Top Ten Holiday Wishes to Improve the Supreme Court
The winter holiday season begins this week. Best wishes to all Dorf on Law readers.
Writing about the Supreme Court roughly once a week (or more) can be a depressing business. In just the last few years, the Court ended abortion rights, tried to end affirmative action (we will see), converted both the Free Exercise Clause and the Second Amendment into nuclear-charged constitutional provisions, destroying many good laws in their wake, and is reverting back to a pre-New Deal understanding of federal power. It is all a bit much and so sad that my social media nickname is "Dr. Gloom and Doom." I'm not a doctor but when it comes to the Court, doom and gloom is a fair description of how I feel.
However, as the holidays are around the corner, I decided to make my top ten wish list for ways to improve the Supreme Court. This is all fantasy but, hey, I'm hoping for a new nickname. These ten wishes are not in any discernable order and do not reflect my substantive ideological priors (with one exception) but rather are fixes for a broken institution.
1) End life tenure. This can be done through a statute that gives the justices fixed terms on the Supreme Court and then they can sit on the court of appeals or federal traffic court for all I care. But life tenure on our nation's highest "court" is simply absurd. Never, ever, give a committee of government officials essentially unreviewable power and jobs for life. It should be a universal rule (and almost is).
2) Put cameras in the Court. Listening live is a good step but people, especially the young, like to watch important things on their phone. Supreme Court oral arguments should be on the cell-phone menu.
3) Congress should take the Court's ethics code and make it into federal law and then add an enforcement mechanism such as a committee of randomly drawn court of appeals of judges to serve as recusal and yacht trips overseers. An ethics code with no stick is just a lot of nonsense.
4) Stop making June 30th a drop-dead day for judicial opinions. This is an artificial deadline and the justices are not schoolchildren who should get summers off. Well, maybe they are like schoolchildren in many ways but they still do not deserve summers off.

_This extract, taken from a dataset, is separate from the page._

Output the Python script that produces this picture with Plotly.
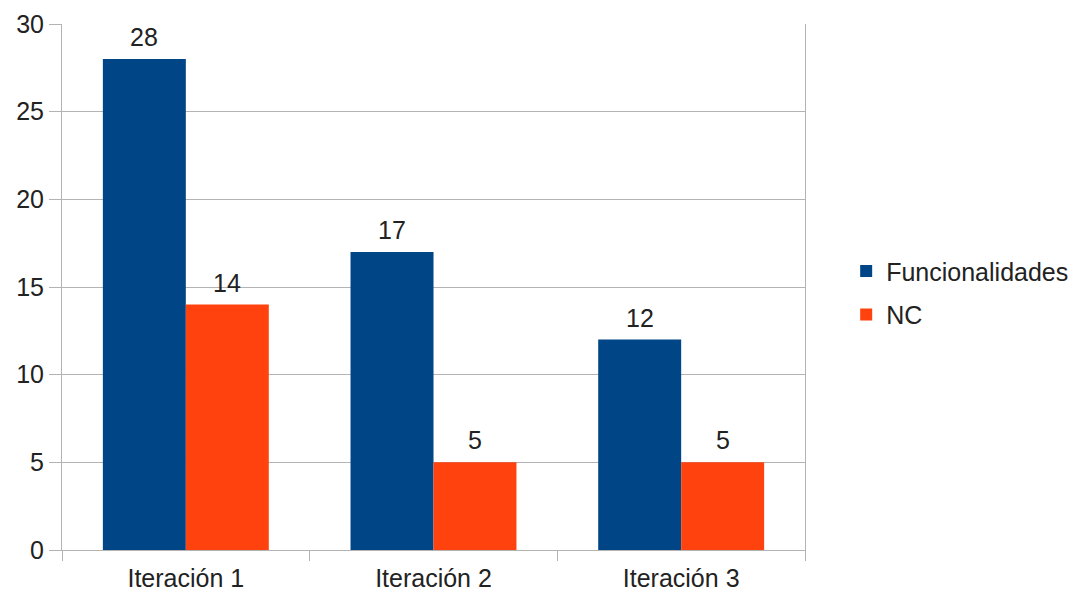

5) The Court should announce the handing down of important decisions 24 hours in advance. This step is just good ole courtesy.
6) The Chief Justiceship should rotate every 5 years, and it wouldn't be a terrible idea for the Chief to be in the minority party for long periods of time. It's a checks-and-balances type of thing and could be done by seniority.
7) The phrase "original meaning" should drop out of the Court's vocabulary along with the recognition that we should not decide hard issues concerning the validity of laws regulating weapons, technologies, or people according to the standards and values of propertied white men who treated human beings as chattel and wives as the property of their husbands. We need 2023 solutions, not 1791 or 1868 solutions.
8) We need formal rules governing the justices' taxpayer-funded papers, like we have for the executive branch. Currently, each justice gets to decide what happens to their papers after they leave the Court. Some justices make them available in a reasonable time but most stipulate that their papers will remain a secret for decades or more after they retire.
9) The votes to grant certiorari should be made public before the oral arguments. There is no reason such important decisions should be made in secrecy.
10) Until the justices no longer have life tenure and as long as they keep interfering in our democracy based on values not law, we should rename the institution "The Supreme Council." That label is far more accurate than the current one
BONUS WISH: Justice Thomas should retire yesterday.